(Task objective):
Please reproduce exactly the lines between the line holding "Give me the" and the line holding "from matplotlib.lines import Line2D", inclusive, leaving out any pictures.
====== Material provided
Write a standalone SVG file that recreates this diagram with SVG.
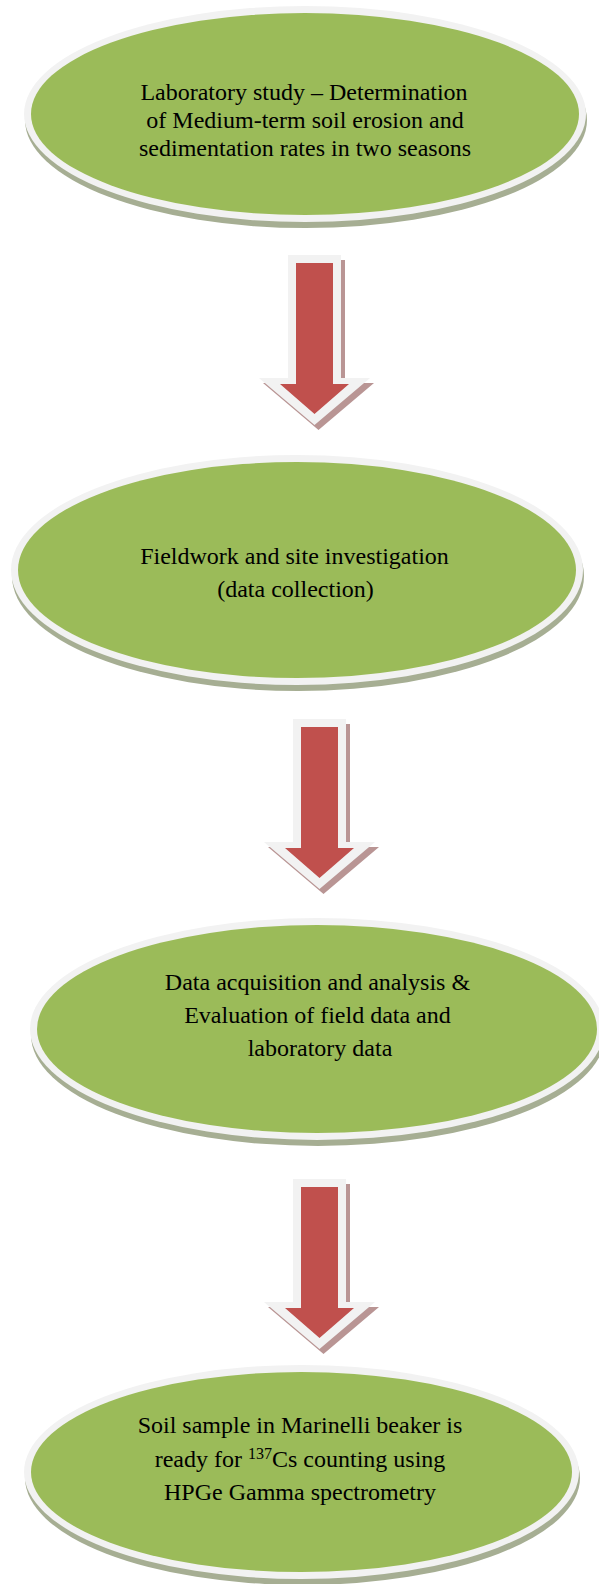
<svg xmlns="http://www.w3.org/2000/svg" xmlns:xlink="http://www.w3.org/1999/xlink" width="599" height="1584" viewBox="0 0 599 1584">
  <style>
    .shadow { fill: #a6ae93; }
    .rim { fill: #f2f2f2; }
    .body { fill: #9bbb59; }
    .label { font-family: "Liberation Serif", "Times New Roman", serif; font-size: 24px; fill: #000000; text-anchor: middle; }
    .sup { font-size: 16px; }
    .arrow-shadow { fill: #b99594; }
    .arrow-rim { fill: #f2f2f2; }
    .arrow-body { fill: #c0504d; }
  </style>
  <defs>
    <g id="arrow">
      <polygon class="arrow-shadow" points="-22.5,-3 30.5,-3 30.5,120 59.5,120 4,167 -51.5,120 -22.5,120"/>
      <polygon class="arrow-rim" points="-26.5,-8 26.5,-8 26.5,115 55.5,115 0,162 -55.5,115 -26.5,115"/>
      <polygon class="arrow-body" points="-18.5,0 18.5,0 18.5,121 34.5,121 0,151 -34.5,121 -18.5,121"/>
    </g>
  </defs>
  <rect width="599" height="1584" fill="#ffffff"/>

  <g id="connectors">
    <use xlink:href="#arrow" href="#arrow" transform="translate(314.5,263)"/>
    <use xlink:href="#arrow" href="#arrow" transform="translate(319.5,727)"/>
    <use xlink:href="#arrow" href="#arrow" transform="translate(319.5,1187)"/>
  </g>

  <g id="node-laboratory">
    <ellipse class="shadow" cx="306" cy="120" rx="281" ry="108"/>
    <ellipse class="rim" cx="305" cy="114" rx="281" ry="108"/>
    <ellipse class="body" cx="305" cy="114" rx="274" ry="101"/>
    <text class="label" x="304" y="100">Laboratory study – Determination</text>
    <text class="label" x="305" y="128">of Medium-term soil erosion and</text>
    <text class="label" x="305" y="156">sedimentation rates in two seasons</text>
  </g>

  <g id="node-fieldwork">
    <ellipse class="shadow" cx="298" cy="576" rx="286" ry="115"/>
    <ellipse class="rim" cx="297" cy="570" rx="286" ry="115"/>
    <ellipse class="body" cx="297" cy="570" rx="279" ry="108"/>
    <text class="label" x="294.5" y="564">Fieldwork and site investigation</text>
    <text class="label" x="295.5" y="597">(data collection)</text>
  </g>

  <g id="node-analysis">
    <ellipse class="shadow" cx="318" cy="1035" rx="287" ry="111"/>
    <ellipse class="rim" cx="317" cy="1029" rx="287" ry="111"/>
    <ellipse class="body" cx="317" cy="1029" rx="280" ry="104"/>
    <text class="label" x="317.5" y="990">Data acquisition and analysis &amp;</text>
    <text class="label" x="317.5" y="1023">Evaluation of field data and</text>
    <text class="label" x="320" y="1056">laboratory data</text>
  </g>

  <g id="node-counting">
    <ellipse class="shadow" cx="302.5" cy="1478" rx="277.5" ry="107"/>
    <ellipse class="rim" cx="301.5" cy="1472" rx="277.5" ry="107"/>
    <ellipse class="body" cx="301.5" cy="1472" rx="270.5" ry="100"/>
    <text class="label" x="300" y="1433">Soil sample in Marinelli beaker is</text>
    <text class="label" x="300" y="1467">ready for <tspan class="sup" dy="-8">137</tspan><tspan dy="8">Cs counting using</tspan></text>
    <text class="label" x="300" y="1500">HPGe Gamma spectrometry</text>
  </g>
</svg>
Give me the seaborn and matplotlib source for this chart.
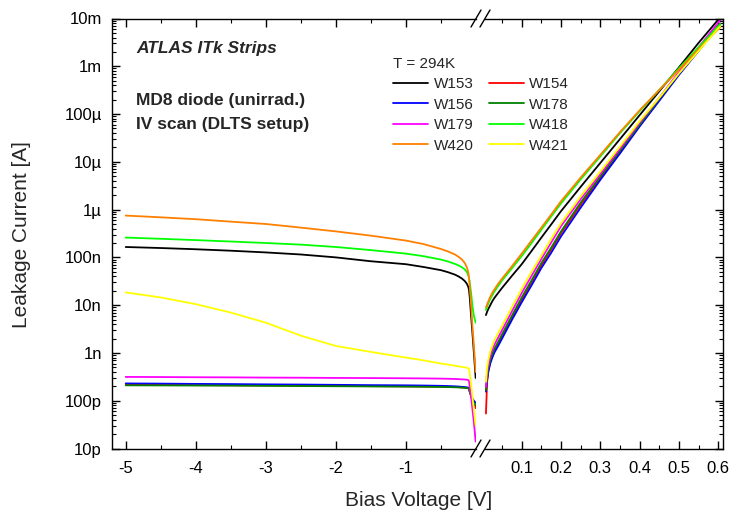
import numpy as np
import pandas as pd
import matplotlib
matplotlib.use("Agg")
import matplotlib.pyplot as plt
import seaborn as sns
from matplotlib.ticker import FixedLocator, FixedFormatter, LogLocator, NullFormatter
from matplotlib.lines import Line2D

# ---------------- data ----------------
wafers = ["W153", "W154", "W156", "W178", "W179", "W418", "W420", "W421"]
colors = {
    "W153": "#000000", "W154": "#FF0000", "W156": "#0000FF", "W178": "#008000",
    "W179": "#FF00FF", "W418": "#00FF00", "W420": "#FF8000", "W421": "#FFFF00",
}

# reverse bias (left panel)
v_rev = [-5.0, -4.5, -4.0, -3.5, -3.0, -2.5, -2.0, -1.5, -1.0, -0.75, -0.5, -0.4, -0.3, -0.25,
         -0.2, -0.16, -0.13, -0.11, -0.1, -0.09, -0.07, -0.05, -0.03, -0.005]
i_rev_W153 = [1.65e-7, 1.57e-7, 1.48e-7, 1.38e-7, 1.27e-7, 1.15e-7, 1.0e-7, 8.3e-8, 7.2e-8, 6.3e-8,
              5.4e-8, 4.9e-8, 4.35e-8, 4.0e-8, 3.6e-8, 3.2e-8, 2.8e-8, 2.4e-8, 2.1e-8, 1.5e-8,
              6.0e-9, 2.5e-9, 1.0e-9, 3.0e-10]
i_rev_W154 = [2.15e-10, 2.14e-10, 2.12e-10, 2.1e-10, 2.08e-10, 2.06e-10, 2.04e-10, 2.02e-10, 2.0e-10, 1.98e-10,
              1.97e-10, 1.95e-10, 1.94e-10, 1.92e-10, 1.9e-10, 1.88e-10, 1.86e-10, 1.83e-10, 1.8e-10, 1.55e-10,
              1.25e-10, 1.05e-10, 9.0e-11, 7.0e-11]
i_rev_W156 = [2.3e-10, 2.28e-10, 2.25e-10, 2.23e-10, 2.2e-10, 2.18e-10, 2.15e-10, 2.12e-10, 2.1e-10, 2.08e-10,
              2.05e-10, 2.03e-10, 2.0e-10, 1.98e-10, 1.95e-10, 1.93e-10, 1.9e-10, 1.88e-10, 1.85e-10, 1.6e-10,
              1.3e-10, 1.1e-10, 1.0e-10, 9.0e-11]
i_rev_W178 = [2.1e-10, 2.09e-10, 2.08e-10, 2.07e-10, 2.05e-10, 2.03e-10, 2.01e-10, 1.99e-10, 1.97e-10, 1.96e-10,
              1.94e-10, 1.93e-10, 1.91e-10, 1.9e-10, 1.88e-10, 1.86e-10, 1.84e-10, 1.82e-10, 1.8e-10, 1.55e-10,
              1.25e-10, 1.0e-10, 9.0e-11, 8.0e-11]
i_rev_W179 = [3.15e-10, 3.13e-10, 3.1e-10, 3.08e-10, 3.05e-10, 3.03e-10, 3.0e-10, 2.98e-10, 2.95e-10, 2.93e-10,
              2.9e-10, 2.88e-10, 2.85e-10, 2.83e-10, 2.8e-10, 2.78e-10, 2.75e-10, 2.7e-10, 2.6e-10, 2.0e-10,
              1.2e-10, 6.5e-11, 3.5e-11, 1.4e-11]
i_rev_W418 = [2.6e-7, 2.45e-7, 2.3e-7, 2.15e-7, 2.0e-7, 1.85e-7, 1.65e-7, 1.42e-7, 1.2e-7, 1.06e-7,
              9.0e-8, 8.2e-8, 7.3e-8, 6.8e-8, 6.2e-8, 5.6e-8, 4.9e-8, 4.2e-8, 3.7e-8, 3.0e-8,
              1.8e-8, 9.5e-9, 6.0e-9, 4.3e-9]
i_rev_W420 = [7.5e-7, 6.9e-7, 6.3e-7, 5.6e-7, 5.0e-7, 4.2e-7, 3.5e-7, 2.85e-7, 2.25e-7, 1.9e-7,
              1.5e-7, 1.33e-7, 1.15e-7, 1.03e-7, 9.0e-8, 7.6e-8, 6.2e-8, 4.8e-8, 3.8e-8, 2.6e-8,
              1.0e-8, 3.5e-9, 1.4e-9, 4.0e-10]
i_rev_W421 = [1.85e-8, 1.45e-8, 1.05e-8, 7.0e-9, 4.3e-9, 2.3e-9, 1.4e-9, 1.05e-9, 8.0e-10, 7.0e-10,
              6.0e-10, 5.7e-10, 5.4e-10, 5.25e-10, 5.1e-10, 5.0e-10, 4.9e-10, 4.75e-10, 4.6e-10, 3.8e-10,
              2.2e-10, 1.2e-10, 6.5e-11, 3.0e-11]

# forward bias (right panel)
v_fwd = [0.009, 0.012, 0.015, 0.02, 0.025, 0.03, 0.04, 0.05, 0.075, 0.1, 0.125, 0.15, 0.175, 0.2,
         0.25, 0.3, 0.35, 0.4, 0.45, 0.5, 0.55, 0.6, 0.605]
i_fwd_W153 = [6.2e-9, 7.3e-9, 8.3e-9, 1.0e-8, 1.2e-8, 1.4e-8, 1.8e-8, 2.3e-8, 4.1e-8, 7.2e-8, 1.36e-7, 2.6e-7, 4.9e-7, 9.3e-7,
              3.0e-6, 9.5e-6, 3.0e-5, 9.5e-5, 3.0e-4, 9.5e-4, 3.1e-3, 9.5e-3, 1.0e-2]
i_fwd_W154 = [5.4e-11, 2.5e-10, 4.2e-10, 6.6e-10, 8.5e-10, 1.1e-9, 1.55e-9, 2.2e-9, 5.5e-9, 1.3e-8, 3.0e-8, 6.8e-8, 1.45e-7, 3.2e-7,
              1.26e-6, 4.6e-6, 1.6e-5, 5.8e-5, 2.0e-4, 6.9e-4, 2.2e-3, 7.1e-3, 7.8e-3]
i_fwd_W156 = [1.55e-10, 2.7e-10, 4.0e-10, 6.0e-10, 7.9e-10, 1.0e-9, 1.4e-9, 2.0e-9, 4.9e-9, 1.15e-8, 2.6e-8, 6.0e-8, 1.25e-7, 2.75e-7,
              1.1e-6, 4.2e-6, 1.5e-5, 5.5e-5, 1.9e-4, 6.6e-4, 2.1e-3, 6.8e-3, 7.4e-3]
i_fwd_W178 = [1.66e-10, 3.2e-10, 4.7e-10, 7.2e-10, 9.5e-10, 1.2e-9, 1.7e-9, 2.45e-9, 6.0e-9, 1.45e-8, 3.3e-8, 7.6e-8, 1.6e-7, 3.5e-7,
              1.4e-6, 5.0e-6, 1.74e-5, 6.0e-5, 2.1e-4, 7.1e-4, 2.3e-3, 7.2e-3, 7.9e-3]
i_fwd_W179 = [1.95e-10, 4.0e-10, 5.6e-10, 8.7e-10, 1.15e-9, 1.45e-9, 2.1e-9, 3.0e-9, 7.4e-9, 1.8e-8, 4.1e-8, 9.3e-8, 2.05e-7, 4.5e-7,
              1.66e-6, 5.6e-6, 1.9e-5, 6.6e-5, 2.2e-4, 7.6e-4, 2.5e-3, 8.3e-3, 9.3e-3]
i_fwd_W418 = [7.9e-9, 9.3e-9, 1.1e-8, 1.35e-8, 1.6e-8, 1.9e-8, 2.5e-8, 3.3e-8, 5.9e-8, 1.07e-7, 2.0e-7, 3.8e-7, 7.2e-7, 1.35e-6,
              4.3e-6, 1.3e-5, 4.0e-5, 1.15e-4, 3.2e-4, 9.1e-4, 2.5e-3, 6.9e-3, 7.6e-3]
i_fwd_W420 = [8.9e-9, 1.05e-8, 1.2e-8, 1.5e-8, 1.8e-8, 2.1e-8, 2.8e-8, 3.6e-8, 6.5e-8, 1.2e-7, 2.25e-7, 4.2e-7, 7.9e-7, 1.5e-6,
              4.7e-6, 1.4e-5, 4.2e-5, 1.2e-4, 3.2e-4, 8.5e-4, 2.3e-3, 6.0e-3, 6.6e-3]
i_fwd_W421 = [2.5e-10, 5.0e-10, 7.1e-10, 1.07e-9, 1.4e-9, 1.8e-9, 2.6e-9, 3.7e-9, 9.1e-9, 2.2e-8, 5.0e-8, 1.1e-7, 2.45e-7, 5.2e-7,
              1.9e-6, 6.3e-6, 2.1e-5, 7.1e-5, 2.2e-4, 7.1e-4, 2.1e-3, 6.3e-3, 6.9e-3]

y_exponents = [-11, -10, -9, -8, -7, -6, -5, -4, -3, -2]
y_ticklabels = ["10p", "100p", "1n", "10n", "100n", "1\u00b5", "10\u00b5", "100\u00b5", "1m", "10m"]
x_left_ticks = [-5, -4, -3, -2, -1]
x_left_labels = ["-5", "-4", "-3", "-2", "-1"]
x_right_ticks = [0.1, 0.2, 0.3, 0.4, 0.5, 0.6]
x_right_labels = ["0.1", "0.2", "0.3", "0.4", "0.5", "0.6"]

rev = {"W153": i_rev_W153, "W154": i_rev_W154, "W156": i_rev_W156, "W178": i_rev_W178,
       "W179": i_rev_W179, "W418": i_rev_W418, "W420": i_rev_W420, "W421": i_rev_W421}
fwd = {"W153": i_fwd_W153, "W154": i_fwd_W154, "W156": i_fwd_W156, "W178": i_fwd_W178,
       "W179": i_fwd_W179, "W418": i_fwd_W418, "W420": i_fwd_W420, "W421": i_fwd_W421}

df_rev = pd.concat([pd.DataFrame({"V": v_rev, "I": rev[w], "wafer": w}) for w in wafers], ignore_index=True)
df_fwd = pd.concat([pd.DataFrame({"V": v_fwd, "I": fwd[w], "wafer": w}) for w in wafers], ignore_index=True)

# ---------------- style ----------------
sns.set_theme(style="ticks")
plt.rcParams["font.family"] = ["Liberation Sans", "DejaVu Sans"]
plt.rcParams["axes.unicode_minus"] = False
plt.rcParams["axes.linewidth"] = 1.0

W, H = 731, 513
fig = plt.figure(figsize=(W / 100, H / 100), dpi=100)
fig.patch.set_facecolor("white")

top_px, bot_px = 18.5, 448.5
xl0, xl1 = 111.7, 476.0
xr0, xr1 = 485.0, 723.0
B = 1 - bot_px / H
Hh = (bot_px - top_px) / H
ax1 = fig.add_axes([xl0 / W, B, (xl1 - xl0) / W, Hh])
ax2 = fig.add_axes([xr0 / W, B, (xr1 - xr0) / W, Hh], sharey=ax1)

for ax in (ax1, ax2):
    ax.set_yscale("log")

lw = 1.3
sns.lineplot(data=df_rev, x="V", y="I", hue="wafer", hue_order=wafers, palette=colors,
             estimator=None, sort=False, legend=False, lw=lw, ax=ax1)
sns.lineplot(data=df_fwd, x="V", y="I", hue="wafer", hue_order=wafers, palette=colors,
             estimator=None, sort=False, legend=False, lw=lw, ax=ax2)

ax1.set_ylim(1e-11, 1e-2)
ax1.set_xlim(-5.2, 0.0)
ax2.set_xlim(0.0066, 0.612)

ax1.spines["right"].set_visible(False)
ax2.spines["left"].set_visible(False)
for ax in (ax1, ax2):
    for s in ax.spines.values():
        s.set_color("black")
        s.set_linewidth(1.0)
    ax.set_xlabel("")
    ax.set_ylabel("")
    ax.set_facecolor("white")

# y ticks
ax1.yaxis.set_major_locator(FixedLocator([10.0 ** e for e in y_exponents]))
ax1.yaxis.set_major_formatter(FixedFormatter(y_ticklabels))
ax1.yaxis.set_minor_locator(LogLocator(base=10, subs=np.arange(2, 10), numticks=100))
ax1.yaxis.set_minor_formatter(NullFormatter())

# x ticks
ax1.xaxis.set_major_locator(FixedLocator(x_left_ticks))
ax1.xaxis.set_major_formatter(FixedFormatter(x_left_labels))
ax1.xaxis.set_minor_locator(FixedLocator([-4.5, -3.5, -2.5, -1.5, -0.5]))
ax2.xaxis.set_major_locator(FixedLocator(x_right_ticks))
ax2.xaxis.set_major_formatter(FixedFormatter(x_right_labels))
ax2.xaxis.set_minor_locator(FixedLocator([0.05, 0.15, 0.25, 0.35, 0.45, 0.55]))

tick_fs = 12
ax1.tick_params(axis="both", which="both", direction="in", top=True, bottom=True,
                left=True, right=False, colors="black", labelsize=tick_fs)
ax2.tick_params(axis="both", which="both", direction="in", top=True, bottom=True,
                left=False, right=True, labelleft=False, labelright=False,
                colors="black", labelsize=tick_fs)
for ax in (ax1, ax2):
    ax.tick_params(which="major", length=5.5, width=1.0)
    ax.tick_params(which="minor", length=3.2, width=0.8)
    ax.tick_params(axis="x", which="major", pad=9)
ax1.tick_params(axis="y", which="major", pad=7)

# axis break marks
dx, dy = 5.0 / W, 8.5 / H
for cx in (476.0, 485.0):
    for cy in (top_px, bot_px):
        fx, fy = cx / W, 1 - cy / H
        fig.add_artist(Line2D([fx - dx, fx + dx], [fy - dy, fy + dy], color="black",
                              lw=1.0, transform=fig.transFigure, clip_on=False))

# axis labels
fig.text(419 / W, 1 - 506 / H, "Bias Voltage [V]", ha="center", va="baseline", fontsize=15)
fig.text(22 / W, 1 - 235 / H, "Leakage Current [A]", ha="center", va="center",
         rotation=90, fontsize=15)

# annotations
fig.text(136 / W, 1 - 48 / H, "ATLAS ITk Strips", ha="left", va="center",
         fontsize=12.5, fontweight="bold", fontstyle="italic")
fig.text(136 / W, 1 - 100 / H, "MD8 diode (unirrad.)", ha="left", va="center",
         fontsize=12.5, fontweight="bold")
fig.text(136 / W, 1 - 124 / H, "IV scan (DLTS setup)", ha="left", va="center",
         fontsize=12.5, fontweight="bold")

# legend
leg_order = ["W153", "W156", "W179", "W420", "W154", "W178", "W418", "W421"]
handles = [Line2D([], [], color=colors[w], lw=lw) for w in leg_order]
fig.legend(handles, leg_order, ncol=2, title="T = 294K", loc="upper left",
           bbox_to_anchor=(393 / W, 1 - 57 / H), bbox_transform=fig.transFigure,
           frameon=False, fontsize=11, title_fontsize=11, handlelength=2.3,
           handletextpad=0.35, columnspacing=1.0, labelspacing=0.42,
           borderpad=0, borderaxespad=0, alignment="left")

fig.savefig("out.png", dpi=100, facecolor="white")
============
(Final result):
Give me the seaborn and matplotlib source for this chart.
import numpy as np
import pandas as pd
import matplotlib
matplotlib.use("Agg")
import matplotlib.pyplot as plt
import seaborn as sns
from matplotlib.ticker import FixedLocator, FixedFormatter, LogLocator, NullFormatter
from matplotlib.lines import Line2D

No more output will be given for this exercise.